Dr. O'Rourke holds a Ph.D. degree, and attended Sloan School of Business Management in Boston. Petitioners filed a return for 1979, which their son, Albert, signed as preparer, reflecting "Approximate" business income relating to the O'Rourke Residential Care Home. We conclude that petitioners' reliance on Albert's advice for the years in issue was not reasonable and that petitioners are liable for the additions to tax under section 6653(a)(1) for each year 1980 through 1985, for the additions to tax under section 6653(a)(2) for each year 1981 through 1985, and for the additions to tax under section 6653(a)(1)(A) and (B) for 1986.

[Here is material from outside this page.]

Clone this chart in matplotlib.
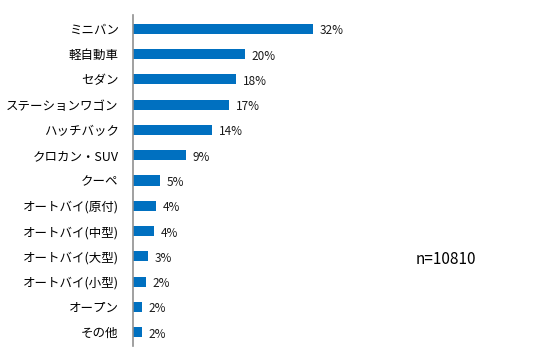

Section 6654 imposes an addition to tax for underpayment of estimated tax by a taxpayer. We have concluded that each petitioner had a tax liability for each of the years in issue. Respondent determined that there were underpayments of estimated tax for each of the years in issue. Petitioners did not present evidence or contend that they met any of the exceptions to the addition to tax set forth in section 6654(d). Reaver v. Commissioner [Dec. 26,736], 42 T.C. 72, 83 (1964). Indeed, petitioners did not make any arguments regarding the section 6654 additions to tax. Thus, we conclude that petitioners are liable for the additions to tax under section 6654 for each of the years in issue.
To reflect respondent's concession and the foregoing,
Decision will be entered under Rule 155.